SUPPLIED DATA:

★ ★ ★ ★

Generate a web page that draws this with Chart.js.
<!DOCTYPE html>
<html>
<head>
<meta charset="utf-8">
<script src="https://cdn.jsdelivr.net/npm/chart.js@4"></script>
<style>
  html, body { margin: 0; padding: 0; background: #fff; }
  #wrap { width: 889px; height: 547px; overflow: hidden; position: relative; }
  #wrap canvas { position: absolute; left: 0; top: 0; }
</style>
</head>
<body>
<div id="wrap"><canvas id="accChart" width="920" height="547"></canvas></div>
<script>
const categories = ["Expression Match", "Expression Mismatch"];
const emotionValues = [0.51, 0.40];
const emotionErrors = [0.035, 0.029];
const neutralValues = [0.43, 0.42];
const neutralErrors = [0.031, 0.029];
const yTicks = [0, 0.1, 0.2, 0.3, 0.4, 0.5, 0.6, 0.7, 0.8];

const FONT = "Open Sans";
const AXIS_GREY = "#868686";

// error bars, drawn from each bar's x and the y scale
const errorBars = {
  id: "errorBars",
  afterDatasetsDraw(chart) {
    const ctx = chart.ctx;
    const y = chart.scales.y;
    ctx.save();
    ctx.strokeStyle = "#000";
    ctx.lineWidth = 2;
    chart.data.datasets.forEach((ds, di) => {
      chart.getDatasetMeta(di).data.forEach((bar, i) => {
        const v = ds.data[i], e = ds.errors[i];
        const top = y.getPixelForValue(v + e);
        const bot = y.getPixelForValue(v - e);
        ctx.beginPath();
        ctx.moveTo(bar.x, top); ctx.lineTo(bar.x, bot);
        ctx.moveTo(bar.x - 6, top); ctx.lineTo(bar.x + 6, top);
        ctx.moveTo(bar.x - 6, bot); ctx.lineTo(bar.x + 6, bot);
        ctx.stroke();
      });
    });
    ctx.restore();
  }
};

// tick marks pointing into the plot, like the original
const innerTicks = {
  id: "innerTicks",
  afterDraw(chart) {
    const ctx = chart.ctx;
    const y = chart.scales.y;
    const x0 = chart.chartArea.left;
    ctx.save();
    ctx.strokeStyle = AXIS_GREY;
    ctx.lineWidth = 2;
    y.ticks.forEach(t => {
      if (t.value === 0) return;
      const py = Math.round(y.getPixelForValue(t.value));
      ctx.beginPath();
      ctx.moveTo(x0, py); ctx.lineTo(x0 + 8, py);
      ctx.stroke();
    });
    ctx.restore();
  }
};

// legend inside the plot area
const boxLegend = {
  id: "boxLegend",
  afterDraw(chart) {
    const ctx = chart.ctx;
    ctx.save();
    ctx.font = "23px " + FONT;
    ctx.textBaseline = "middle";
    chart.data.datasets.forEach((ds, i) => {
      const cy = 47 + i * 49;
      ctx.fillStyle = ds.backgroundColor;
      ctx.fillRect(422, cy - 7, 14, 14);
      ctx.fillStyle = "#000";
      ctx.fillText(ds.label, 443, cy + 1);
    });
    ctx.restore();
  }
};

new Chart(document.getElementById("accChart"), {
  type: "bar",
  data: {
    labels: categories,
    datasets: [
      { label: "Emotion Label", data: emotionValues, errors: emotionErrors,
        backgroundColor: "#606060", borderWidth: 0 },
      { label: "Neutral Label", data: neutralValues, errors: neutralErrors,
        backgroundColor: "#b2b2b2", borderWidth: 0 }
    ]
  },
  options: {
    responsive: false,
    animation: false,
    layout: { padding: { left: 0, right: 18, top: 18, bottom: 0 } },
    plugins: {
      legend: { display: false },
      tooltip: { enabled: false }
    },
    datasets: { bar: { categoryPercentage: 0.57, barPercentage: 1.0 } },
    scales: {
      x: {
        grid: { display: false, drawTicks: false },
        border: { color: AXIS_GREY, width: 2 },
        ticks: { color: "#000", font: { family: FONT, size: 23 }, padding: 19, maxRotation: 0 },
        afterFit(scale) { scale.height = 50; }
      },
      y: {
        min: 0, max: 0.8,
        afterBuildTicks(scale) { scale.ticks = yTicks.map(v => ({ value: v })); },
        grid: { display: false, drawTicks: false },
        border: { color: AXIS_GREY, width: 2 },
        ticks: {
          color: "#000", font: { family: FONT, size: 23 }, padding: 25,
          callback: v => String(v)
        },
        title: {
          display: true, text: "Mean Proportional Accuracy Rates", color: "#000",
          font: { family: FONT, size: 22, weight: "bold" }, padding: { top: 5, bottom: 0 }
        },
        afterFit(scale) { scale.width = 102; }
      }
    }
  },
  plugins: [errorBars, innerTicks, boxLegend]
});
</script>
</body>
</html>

★ ★ ★ ★

REQUEST: From the preceding material, extract every line exactly.

REPLY:
Generate a web page that draws this with Chart.js.
<!DOCTYPE html>
<html>
<head>
<meta charset="utf-8">
<script src="https://cdn.jsdelivr.net/npm/chart.js@4"></script>
<style>
  html, body { margin: 0; padding: 0; background: #fff; }
  #wrap { width: 889px; height: 547px; overflow: hidden; position: relative; }
  #wrap canvas { position: absolute; left: 0; top: 0; }
</style>
</head>
<body>
<div id="wrap"><canvas id="accChart" width="920" height="547"></canvas></div>
<script>
const categories = ["Expression Match", "Expression Mismatch"];
const emotionValues = [0.51, 0.40];
const emotionErrors = [0.035, 0.029];
const neutralValues = [0.43, 0.42];
const neutralErrors = [0.031, 0.029];
const yTicks = [0, 0.1, 0.2, 0.3, 0.4, 0.5, 0.6, 0.7, 0.8];

const FONT = "Open Sans";
const AXIS_GREY = "#868686";

// error bars, drawn from each bar's x and the y scale
const errorBars = {
  id: "errorBars",
  afterDatasetsDraw(chart) {
    const ctx = chart.ctx;
    const y = chart.scales.y;
    ctx.save();
    ctx.strokeStyle = "#000";
    ctx.lineWidth = 2;
    chart.data.datasets.forEach((ds, di) => {
      chart.getDatasetMeta(di).data.forEach((bar, i) => {
        const v = ds.data[i], e = ds.errors[i];
        const top = y.getPixelForValue(v + e);
        const bot = y.getPixelForValue(v - e);
        ctx.beginPath();
        ctx.moveTo(bar.x, top); ctx.lineTo(bar.x, bot);
        ctx.moveTo(bar.x - 6, top); ctx.lineTo(bar.x + 6, top);
        ctx.moveTo(bar.x - 6, bot); ctx.lineTo(bar.x + 6, bot);
        ctx.stroke();
      });
    });
    ctx.restore();
  }
};

// tick marks pointing into the plot, like the original
const innerTicks = {
  id: "innerTicks",
  afterDraw(chart) {
    const ctx = chart.ctx;
    const y = chart.scales.y;
    const x0 = chart.chartArea.left;
    ctx.save();
    ctx.strokeStyle = AXIS_GREY;
    ctx.lineWidth = 2;
    y.ticks.forEach(t => {
      if (t.value === 0) return;
      const py = Math.round(y.getPixelForValue(t.value));
      ctx.beginPath();
      ctx.moveTo(x0, py); ctx.lineTo(x0 + 8, py);
      ctx.stroke();
    });
    ctx.restore();
  }
};

// legend inside the plot area
const boxLegend = {
  id: "boxLegend",
  afterDraw(chart) {
    const ctx = chart.ctx;
    ctx.save();
    ctx.font = "23px " + FONT;
    ctx.textBaseline = "middle";
    chart.data.datasets.forEach((ds, i) => {
      const cy = 47 + i * 49;
      ctx.fillStyle = ds.backgroundColor;
      ctx.fillRect(422, cy - 7, 14, 14);
      ctx.fillStyle = "#000";
      ctx.fillText(ds.label, 443, cy + 1);
    });
    ctx.restore();
  }
};

new Chart(document.getElementById("accChart"), {
  type: "bar",
  data: {
    labels: categories,
    datasets: [
      { label: "Emotion Label", data: emotionValues, errors: emotionErrors,
        backgroundColor: "#606060", borderWidth: 0 },
      { label: "Neutral Label", data: neutralValues, errors: neutralErrors,
        backgroundColor: "#b2b2b2", borderWidth: 0 }
    ]
  },
  options: {
    responsive: false,
    animation: false,
    layout: { padding: { left: 0, right: 18, top: 18, bottom: 0 } },
    plugins: {
      legend: { display: false },
      tooltip: { enabled: false }
    },
    datasets: { bar: { categoryPercentage: 0.57, barPercentage: 1.0 } },
    scales: {
      x: {
        grid: { display: false, drawTicks: false },
        border: { color: AXIS_GREY, width: 2 },
        ticks: { color: "#000", font: { family: FONT, size: 23 }, padding: 19, maxRotation: 0 },
        afterFit(scale) { scale.height = 50; }
      },
      y: {
        min: 0, max: 0.8,
        afterBuildTicks(scale) { scale.ticks = yTicks.map(v => ({ value: v })); },
        grid: { display: false, drawTicks: false },
        border: { color: AXIS_GREY, width: 2 },
        ticks: {
          color: "#000", font: { family: FONT, size: 23 }, padding: 25,
          callback: v => String(v)
        },
        title: {
          display: true, text: "Mean Proportional Accuracy Rates", color: "#000",
          font: { family: FONT, size: 22, weight: "bold" }, padding: { top: 5, bottom: 0 }
        },
        afterFit(scale) { scale.width = 102; }
      }
    }
  },
  plugins: [errorBars, innerTicks, boxLegend]
});
</script>
</body>
</html>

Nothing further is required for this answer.